# Cats Claim Haywood & May Bid For Scola



## Diable (Apr 26, 2005)

Heywood sucks unless you have to guard some other ugly oaf, but we're getting him for 2 million.

https://twitter.com/ESPNSteinLine


> *Marc Stein* ‏@*ESPNSteinLine*  So in today's big amnesty machinations: Bobcats claim Mavs castoff Brendan Haywood & Wolves castoff Darko Milicic now available to masses





> *Marc Stein* ‏@*ESPNSteinLine*  More amnesty scuttle: I'm told Charlotte, New Orleans and Sacramento all have levels of Scola interest and weighing whether to lodge bids


https://twitter.com/ESPNSteinLine


> *Marc Stein* ‏@*ESPNSteinLine*  If all those teams proceed w/actual bids, Scola auction would be five-team affair decided SUN at 5 PM ET. ONLY under-the-cap teams can bid


----------



## Bogg (May 4, 2009)

*Re: Cats claim Heywood& may bid 4 Scola*

Makes sense, he can still hit people and grab some boards. Looking like Charlotte's going to be run-of-the-mill bad next season.


----------



## Damian Necronamous (Jun 10, 2002)

Kemba Walker...Ramon Sessions
Gerald Henderson...Ben Gordon...Reggie Williams
Michael Kidd-Gilchrist...Jeff Taylor...Jamario Moon
Bismack Biyombo...Tyrus Thomas
Byron Mullens...Brendan Haywood...DeSagana Diop

Their problem is that they have just ZERO scoring up front, their starting PG isn't really a PG, and they lack pretty much anything and everything that makes a team good.

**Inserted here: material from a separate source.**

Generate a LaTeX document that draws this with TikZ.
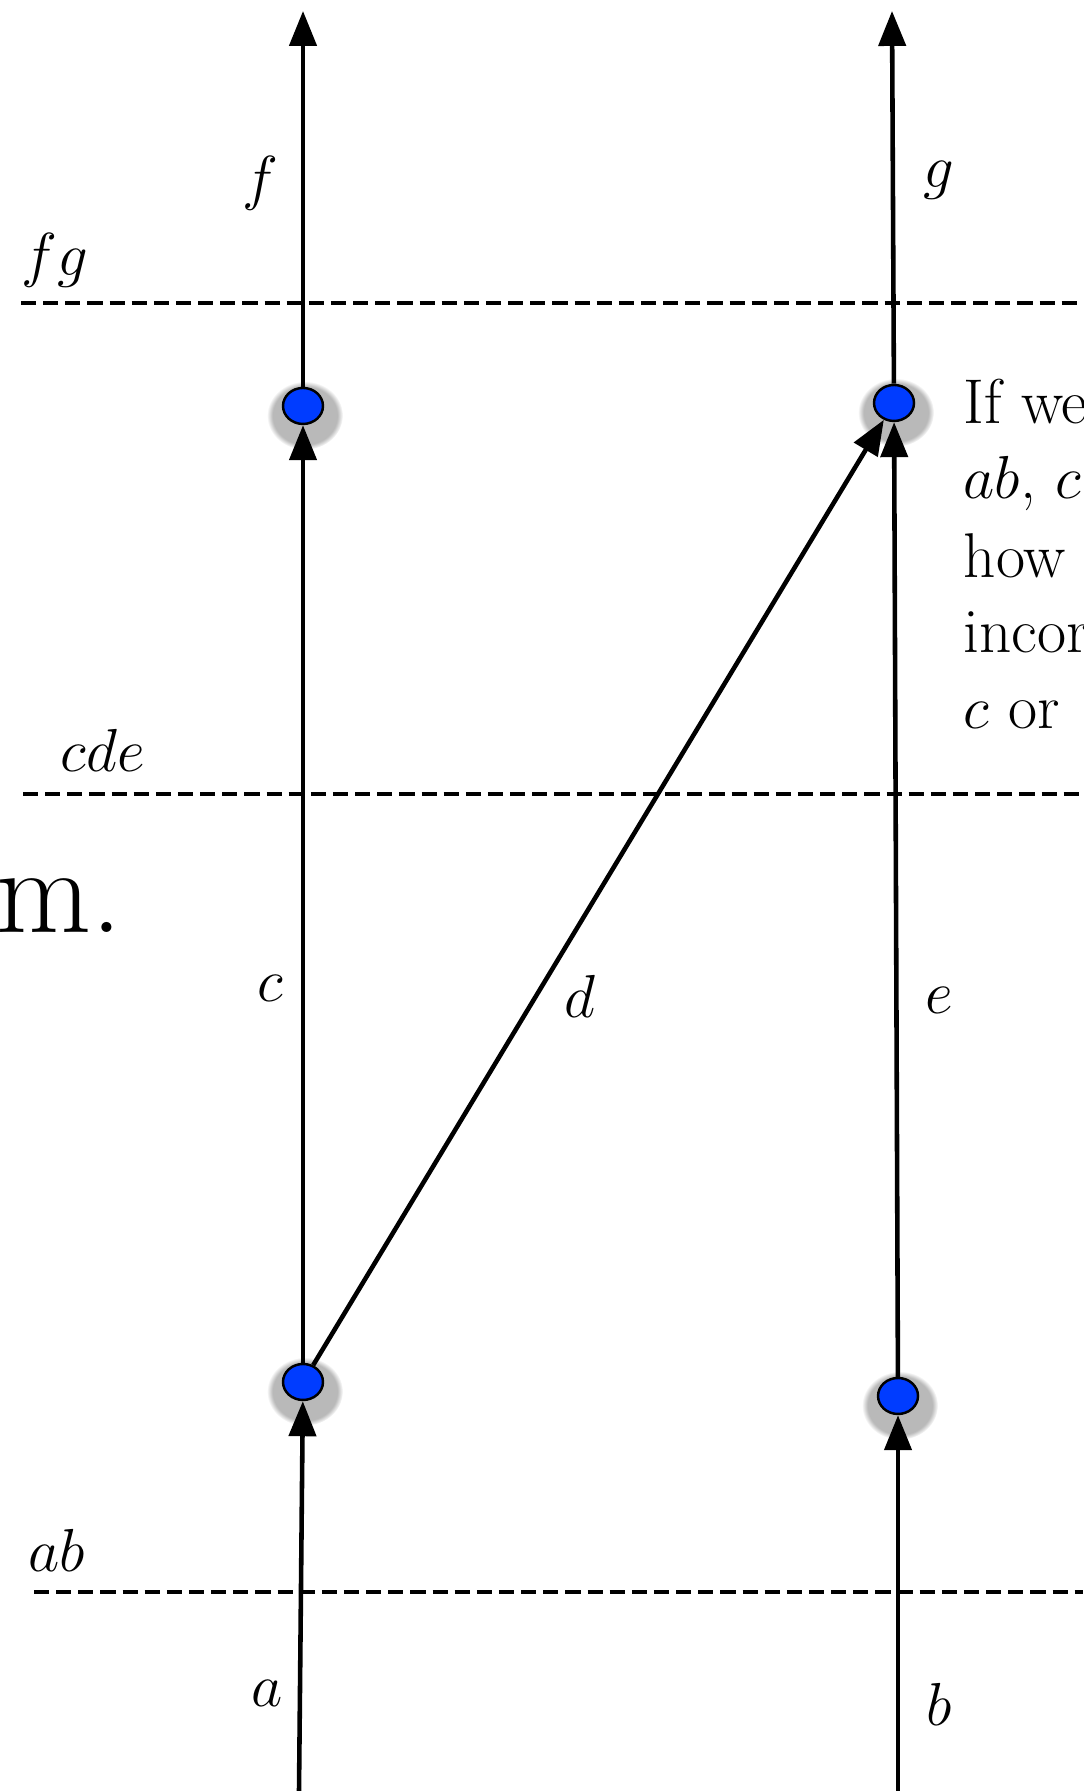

On the other hand, they do have a few promising young players (MKG, Biyombo, Henderson). Kemba Walker just doesn't look anything like a player who can carry an NBA squad. We'll see. They won't be as bad as they were last year, but they won't be good at all.


----------



## Pacers Fan (Aug 25, 2002)

No one in that starting lineup can hit 3's with any consistency. It's going to be another rough year in Charlotte.


----------



## kbdullah (Jul 8, 2010)

Yall wouldn't start Ben Gordon so that there's at least one scorer in the starting lineup, easing the pressure off the other guys? Can Henderson play SF and MKG brought off the bench?


----------